Question : Comment situez-vous Pierre Schoendoerffer dans le monde cinématographique français ? Les relations qu’il a entretenu entretenir avec certains acteurs « fétiches » font-elles de lui un membre d’une « école » particulière ?

Réponse : Il est difficile de rattacher Pierre Schoendoerffer àune « école » particulière, d’abord parce qu’il est un des rares cinéastes français à occuper durablement ce champ thématique de la décolonisation, de la guerre et de l’aventure. Au moment de la sortie de la 317e section, certains ont voulu voir dans ce film une forme de « cinéma-vérité », très en vogue à l’époque. Les liens qui unissent Pierre Schoendoerffer et Raoul Coutard, son chef-opérateur, très présent dans les mêmes années auprès des réalisateurs de la Nouvelle Vague, pourrait aussi induire le spectateur en erreur. Car Pierre Schoendoerffer ne fait pas du « cinéma-vérité » au sens où on l’entend en général : il ne laisse que peu de place à la spontanéité lors du tournage, il dirige ses acteurs en fonction d’un scénario scrupuleusement écrit et travaillé, qu’il ne fait qu’adapter à des conditions de tournage parfois hors du commun. Il utilise, comme Raoul Coutard, les mots de l’artisan pour décrire sa manière de travailler. On découvre au fil du temps de affinités particulières entre le duo « Schoendoerffer / Coutard » et Jacques Perrin, Bruno Crémer, Jacques Dufilho ou Claude Rich. Non pas des affinités idéologiques, mais des attachements communs à certains repères et certains principes dans la manière de travailler, une fidélité sans flagornerie qui n’est pas si courante dans le petit monde du cinéma, un même effacement des ego devant l’histoire à raconter à un public.
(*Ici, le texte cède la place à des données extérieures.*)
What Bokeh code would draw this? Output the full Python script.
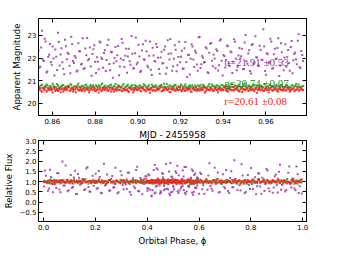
import numpy as np
from bokeh.plotting import figure
from bokeh.layouts import column
from bokeh.models import (Range1d, FixedTicker, LinearAxis, Label, Title,
                          CustomJSTickFormatter)
from bokeh.embed import file_html
from bokeh.resources import INLINE

# ---- data ----
mjd_start = 0.8535
mjd_end = 0.9770
period = 0.1035
phase_start = 0.40

# first set of visits
u_mag = [
22.34, 21.62, 23.21, 21.87, 22.73, 21.41, 22.15, 21.83, 22.52, 21.24,
22.06, 23.12, 21.68, 22.44, 21.53, 22.81, 21.95, 22.18, 21.33, 22.63,
21.79, 22.02, 21.46, 22.31, 21.72, 22.88, 21.57, 22.13, 21.91, 22.47,
21.22, 22.39, 21.84, 22.04, 21.51, 22.69, 21.96, 22.23, 21.43, 22.58,
21.74, 22.27, 21.14, 22.01, 21.86, 22.54, 21.63, 22.84, 21.92, 22.11,
21.36, 22.42, 21.71, 22.19, 21.55, 22.91, 21.81, 22.07, 21.44, 22.61,
21.93, 22.29, 21.59, 22.74, 21.26, 22.12, 21.85, 22.49, 21.52, 22.03,
21.76, 22.37, 21.31, 22.79, 21.94, 22.21, 21.64, 22.57, 21.42, 22.05,
21.82, 22.33, 21.54, 22.71, 21.17, 22.14, 21.97, 22.51, 21.61, 22.24,
21.45, 22.93, 21.73, 22.02, 21.83, 22.43, 21.34, 22.64, 21.89, 22.16,
21.56, 22.32, 21.69, 22.83, 21.23, 22.08, 21.92, 22.53, 21.65, 22.26,
21.84, 22.72, 21.47, 22.12, 21.98, 22.41, 21.52, 23.02, 21.75, 22.35,
21.32, 22.62, 21.81, 22.04, 21.66, 22.55, 21.93, 23.28, 21.43, 22.22,
21.77, 22.86, 21.54, 22.17, 21.96, 22.45, 21.21, 22.66, 21.85, 22.03,
21.62, 22.36, 21.44, 22.76, 21.91, 22.25, 21.73, 23.05, 21.55, 22.14]

g_mag = [
20.78, 20.71, 20.83, 20.69, 20.75, 20.80, 20.66, 20.74, 20.87, 20.72,
20.70, 20.79, 20.64, 20.76, 20.82, 20.73, 20.68, 20.77, 20.85, 20.71,
20.75, 20.67, 20.80, 20.74, 20.62, 20.78, 20.72, 20.84, 20.69, 20.76,
20.73, 20.81, 20.66, 20.75, 20.79, 20.70, 20.88, 20.74, 20.68, 20.77,
20.72, 20.83, 20.65, 20.76, 20.71, 20.80, 20.74, 20.67, 20.86, 20.73,
20.78, 20.70, 20.75, 20.82, 20.63, 20.77, 20.72, 20.79, 20.68, 20.74,
20.81, 20.71, 20.76, 20.66, 20.84, 20.73, 20.78, 20.69, 20.75, 20.80,
20.72, 20.87, 20.67, 20.74, 20.79, 20.70, 20.76, 20.83, 20.64, 20.75,
20.73, 20.78, 20.71, 20.85, 20.68, 20.77, 20.74, 20.80, 20.66, 20.72,
20.79, 20.75, 20.69, 20.82, 20.73, 20.61, 20.77, 20.71, 20.84, 20.76,
20.70, 20.78, 20.74, 20.67, 20.81, 20.73, 20.79, 20.68, 20.75, 20.86,
20.72, 20.77, 20.65, 20.80, 20.74, 20.71, 20.83, 20.76, 20.69, 20.78,
20.73, 20.75, 20.82, 20.66, 20.79, 20.72, 20.77, 20.70, 20.85, 20.74,
20.68, 20.80, 20.75, 20.71, 20.78, 20.63, 20.76, 20.82, 20.73, 20.69,
20.79, 20.74, 20.72, 20.81, 20.67, 20.77, 20.75, 20.84, 20.70, 20.76]

r_mag = [
20.58, 20.66, 20.52, 20.63, 20.71, 20.57, 20.61, 20.68, 20.49, 20.64,
20.60, 20.55, 20.69, 20.62, 20.53, 20.66, 20.59, 20.73, 20.56, 20.63,
20.61, 20.50, 20.65, 20.58, 20.70, 20.62, 20.54, 20.67, 20.60, 20.57,
20.64, 20.72, 20.55, 20.61, 20.48, 20.66, 20.59, 20.63, 20.69, 20.56,
20.62, 20.53, 20.67, 20.60, 20.58, 20.74, 20.61, 20.55, 20.65, 20.59,
20.63, 20.51, 20.68, 20.62, 20.57, 20.64, 20.60, 20.71, 20.54, 20.66,
20.61, 20.58, 20.63, 20.47, 20.69, 20.60, 20.56, 20.65, 20.62, 20.73,
20.55, 20.61, 20.67, 20.59, 20.52, 20.64, 20.62, 20.57, 20.70, 20.60,
20.63, 20.54, 20.66, 20.58, 20.61, 20.68, 20.53, 20.64, 20.59, 20.72,
20.60, 20.56, 20.65, 20.62, 20.49, 20.67, 20.61, 20.58, 20.63, 20.55,
20.69, 20.60, 20.64, 20.57, 20.62, 20.75, 20.59, 20.53, 20.66, 20.61,
20.58, 20.63, 20.70, 20.56, 20.62, 20.51, 20.65, 20.60, 20.67, 20.57,
20.61, 20.64, 20.54, 20.68, 20.59, 20.62, 20.71, 20.56, 20.63, 20.60,
20.48, 20.66, 20.58, 20.62, 20.69, 20.55, 20.64, 20.61, 20.57, 20.73,
20.60, 20.65, 20.52, 20.62, 20.67, 20.58, 20.63, 20.56, 20.70, 20.61]

# second set of visits (interleaved in time)
u_mag2 = [
21.58, 22.47, 21.93, 22.86, 21.37, 22.05, 22.62, 21.71, 21.99, 22.38,
21.48, 22.71, 22.16, 21.82, 21.29, 22.53, 22.24, 21.67, 22.95, 21.88,
22.09, 21.41, 22.66, 22.31, 21.75, 21.52, 22.43, 22.89, 21.96, 21.63,
22.18, 22.57, 21.35, 21.84, 22.74, 22.02, 21.58, 22.35, 21.92, 22.81,
21.47, 22.26, 21.78, 22.49, 22.13, 21.25, 21.99, 22.68, 21.61, 22.41,
22.07, 21.86, 22.98, 21.54, 22.22, 21.73, 22.59, 21.39, 22.34, 21.95,
22.77, 21.66, 22.11, 21.49, 22.46, 21.87, 22.63, 22.02, 21.31, 22.28,
21.79, 22.52, 21.58, 22.19, 22.85, 21.44, 21.97, 22.37, 21.69, 22.72,
22.06, 21.53, 22.44, 21.83, 22.15, 21.28, 22.61, 21.94, 22.33, 21.72,
22.92, 21.57, 22.09, 21.81, 22.48, 21.38, 22.24, 22.67, 21.64, 21.99,
22.39, 21.46, 22.78, 21.89, 22.14, 21.59, 22.56, 21.77, 22.29, 21.35,
22.83, 21.98, 21.62, 22.45, 22.08, 21.51, 22.69, 21.86, 22.21, 21.43,
22.58, 21.74, 22.97, 22.03, 21.66, 22.36, 21.92, 22.51, 21.27, 22.17,
21.84, 22.73, 21.56, 22.42, 21.99, 22.88, 21.68, 22.26, 21.47, 22.61,
22.04, 21.79, 22.49, 21.33, 22.18, 21.95, 22.77, 21.61, 22.32, 21.88]

g_mag2 = [
20.72, 20.80, 20.67, 20.76, 20.84, 20.70, 20.77, 20.64, 20.79, 20.73,
20.86, 20.69, 20.75, 20.81, 20.66, 20.74, 20.78, 20.71, 20.83, 20.68,
20.76, 20.73, 20.88, 20.70, 20.77, 20.65, 20.80, 20.74, 20.69, 20.82,
20.75, 20.71, 20.79, 20.63, 20.76, 20.84, 20.72, 20.78, 20.67, 20.74,
20.81, 20.70, 20.75, 20.86, 20.68, 20.77, 20.73, 20.79, 20.66, 20.74,
20.83, 20.71, 20.76, 20.69, 20.80, 20.74, 20.65, 20.78, 20.72, 20.85,
20.75, 20.70, 20.81, 20.67, 20.77, 20.73, 20.79, 20.62, 20.76, 20.82,
20.71, 20.74, 20.87, 20.69, 20.78, 20.72, 20.75, 20.80, 20.66, 20.73,
20.84, 20.70, 20.77, 20.74, 20.68, 20.81, 20.75, 20.71, 20.79, 20.64,
20.76, 20.83, 20.72, 20.78, 20.69, 20.74, 20.86, 20.70, 20.77, 20.73,
20.80, 20.67, 20.75, 20.82, 20.71, 20.76, 20.65, 20.79, 20.74, 20.84,
20.72, 20.77, 20.69, 20.81, 20.73, 20.75, 20.88, 20.70, 20.78, 20.66,
20.74, 20.82, 20.71, 20.76, 20.63, 20.79, 20.73, 20.85, 20.68, 20.75,
20.80, 20.72, 20.77, 20.67, 20.83, 20.74, 20.70, 20.78, 20.65, 20.76,
20.81, 20.73, 20.69, 20.79, 20.75, 20.86, 20.71, 20.74, 20.68, 20.77]

r_mag2 = [
20.63, 20.56, 20.69, 20.60, 20.52, 20.66, 20.62, 20.58, 20.72, 20.55,
20.64, 20.61, 20.50, 20.67, 20.59, 20.63, 20.70, 20.57, 20.65, 20.53,
20.61, 20.74, 20.58, 20.62, 20.55, 20.68, 20.60, 20.64, 20.49, 20.66,
20.59, 20.63, 20.56, 20.71, 20.61, 20.54, 20.67, 20.60, 20.65, 20.57,
20.69, 20.62, 20.52, 20.64, 20.58, 20.61, 20.73, 20.56, 20.63, 20.60,
20.55, 20.66, 20.62, 20.48, 20.68, 20.59, 20.64, 20.57, 20.70, 20.61,
20.53, 20.65, 20.60, 20.62, 20.56, 20.72, 20.58, 20.63, 20.67, 20.54,
20.61, 20.69, 20.59, 20.64, 20.51, 20.62, 20.66, 20.57, 20.60, 20.75,
20.58, 20.63, 20.55, 20.67, 20.61, 20.64, 20.52, 20.70, 20.60, 20.56,
20.65, 20.62, 20.59, 20.71, 20.54, 20.63, 20.61, 20.68, 20.57, 20.64,
20.60, 20.50, 20.66, 20.62, 20.58, 20.69, 20.55, 20.63, 20.61, 20.73,
20.57, 20.64, 20.60, 20.53, 20.67, 20.62, 20.59, 20.65, 20.56, 20.70,
20.61, 20.58, 20.64, 20.47, 20.68, 20.60, 20.63, 20.55, 20.66, 20.62,
20.59, 20.72, 20.57, 20.64, 20.61, 20.53, 20.67, 20.60, 20.63, 20.56,
20.69, 20.62, 20.58, 20.65, 20.54, 20.61, 20.71, 20.59, 20.64, 20.60]

band_names = ["u", "g", "r"]
band_means = [21.91, 20.74, 20.61]
band_errs = [0.53, 0.07, 0.08]

mag_ticks = [20, 21, 22, 23]
mjd_ticks = [0.86, 0.88, 0.90, 0.92, 0.94, 0.96]
flux_ticks = [-0.5, 0.0, 0.5, 1.0, 1.5, 2.0, 2.5, 3.0]
phase_ticks = [0.0, 0.2, 0.4, 0.6, 0.8, 1.0]

# ---- styling ----
point_colors = ["#a040b0", "#2ca02c", "#ff2020"]
text_colors = ["#8e3a9a", "#228b22", "#ff2020"]
TICK_FONT = "7px"
LABEL_FONT = "8.5px"
FONT = "DejaVu Sans"


def fmt(nd):
    return CustomJSTickFormatter(code=f"return tick.toFixed({nd}).replace('-', '\\u2212');")


def style(p):
    p.toolbar_location = None
    p.xgrid.visible = False
    p.ygrid.visible = False
    p.outline_line_color = "black"
    p.outline_line_width = 1
    p.background_fill_color = "white"
    p.border_fill_color = "white"
    for ax in p.axis:
        ax.major_tick_in = 4
        ax.major_tick_out = 0
        ax.minor_tick_line_color = None
        ax.axis_line_color = "black"
        ax.major_tick_line_color = "black"
        ax.major_label_text_font = FONT
        ax.major_label_text_font_size = TICK_FONT
        ax.major_label_text_color = "black"
        ax.major_label_standoff = 2
        ax.axis_label_text_font = FONT
        ax.axis_label_text_font_size = LABEL_FONT
        ax.axis_label_text_font_style = "normal"
        ax.axis_label_text_color = "black"
        ax.axis_label_standoff = 3


def add_mirror(p, xt, yt):
    top = LinearAxis(ticker=FixedTicker(ticks=xt))
    right = LinearAxis(ticker=FixedTicker(ticks=yt))
    for ax in (top, right):
        ax.major_label_text_font_size = "0px"
        ax.major_label_text_alpha = 0
        ax.major_label_standoff = 0
        ax.major_tick_in = 4
        ax.major_tick_out = 0
        ax.minor_tick_line_color = None
        ax.axis_line_color = "black"
        ax.major_tick_line_color = "black"
    p.add_layout(top, "above")
    p.add_layout(right, "right")


n = len(u_mag)
t1 = np.linspace(mjd_start, mjd_end, n)
step = (mjd_end - mjd_start) / (n - 1)
t2 = t1 + step / 2.0
t = np.concatenate([t1, t2])
phase = (phase_start + (t - mjd_start) / period) % 1.0
mags = [np.array(u_mag + u_mag2), np.array(g_mag + g_mag2),
        np.array(r_mag + r_mag2)]
fluxes = [10 ** (-0.4 * (m - mu)) for m, mu in zip(mags, band_means)]

# ---- top panel ----
p1 = figure(width=334, height=127, output_backend="svg", toolbar_location=None,
            x_range=Range1d(0.8535, 0.979), y_range=Range1d(19.47, 23.75),
            min_border_left=35, min_border_right=28, min_border_top=18,
            min_border_bottom=12)
p1.xaxis.ticker = FixedTicker(ticks=mjd_ticks)
p1.yaxis.ticker = FixedTicker(ticks=mag_ticks)
p1.xaxis.formatter = fmt(2)
p1.yaxis.formatter = fmt(0)
p1.yaxis.axis_label = "Apparent Magnitude"
style(p1)
add_mirror(p1, mjd_ticks, mag_ticks)
for m, c in zip(mags, point_colors):
    p1.scatter(t, m, marker="square", size=2, fill_color=c, line_color=None,
               fill_alpha=0.9)

label_pos = [(0.9405, 21.82), (0.9405, 20.91), (0.9405, 20.09)]
for name, mu, err, col, (lx, ly) in zip(band_names, band_means, band_errs,
                                        text_colors, label_pos):
    p1.add_layout(Label(x=lx, y=ly, text=f"{name}={mu:.2f} \u00b1{err:.2f}",
                        text_font="Liberation Serif", text_font_size="11px",
                        text_color=col, text_baseline="middle",
                        text_align="left"))

# ---- bottom panel ----
p2 = figure(width=334, height=121, output_backend="svg", toolbar_location=None,
            x_range=Range1d(-0.02, 1.015), y_range=Range1d(-0.95, 3.0),
            min_border_left=35, min_border_right=28, min_border_top=0,
            min_border_bottom=18)
p2.title = Title(text="MJD - 2455958", align="center", text_font=FONT,
                 text_font_size="9px", text_font_style="normal",
                 text_color="black", standoff=1, offset=0)
p2.xaxis.ticker = FixedTicker(ticks=phase_ticks)
p2.yaxis.ticker = FixedTicker(ticks=flux_ticks)
p2.xaxis.formatter = fmt(1)
p2.yaxis.formatter = fmt(1)
p2.xaxis.axis_label = "Orbital Phase, \u03d5"
p2.yaxis.axis_label = "Relative Flux"
style(p2)
add_mirror(p2, phase_ticks, flux_ticks)
p2.xaxis[0].axis_label_standoff = 0
for f, c in zip(fluxes, point_colors):
    p2.scatter(phase, f, marker="square", size=2, fill_color=c, line_color=None,
               fill_alpha=0.9)

layout = column(p1, p2, spacing=0)
open("out.html", "w").write(file_html(layout, INLINE))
Question : Pensez-vous qu’il y a, au sein de l’institution militaire par rapport au reste de la société, une compréhension ou une approche différente des films de Pierre Schoendoerffer ?

Réponse : Le livre ne prend pas directement en compte cette approche : les seuls militaires rencontrés ont été des anciens combattants d’Indochine, pour lesquels la 317e section demeure un film-choc, même quand leurs souvenirs précis sont estompés. Les images de la 317e section se sont parfois substituées dans leur mémoire à leurs propres souvenirs. Certains ont vécu une guerre d’Indochine très différente, mais ils commencent généralement toujours par évoquer un sentiment d’identification très fort au lieutenant Torrens et à l’adjudant Willsdorff. Pour ce qui est des militaires d’active, ma réponse ne peut être fondée que sur des impressions au fil de conversations informelles,en général avec des officiers et quelques sous-officiers. Tous connaissent Pierre Schoendoerffer et au moins un ou deux de ses films. Tous font l’éloge de cette oeuvre. Je pense qu’ils y trouvent une reconnaissance de leur engagement, qu’ils estiment (à tort ou à raison) insuffisamment valorisé. Enfin, le goût des militaires pour cette oeuvre ne doit pas faire oublier que Pierre Schoendoerffer a su trouver de nombreux spectateurs au-delà de leurs rangs. Lorsqu’ils sont projetés, ses films suscitent à chaque fois l’émergence de publics variés et de tous horizons, comme en a témoigné par exemple la rétrospective qui lui a été consacrée à la Cinémathèque française en 2007.

Bénédicte Chéron, merci beaucoup pour nous avoir consacré un peu de temps, et bonne chance pour ce beau livre.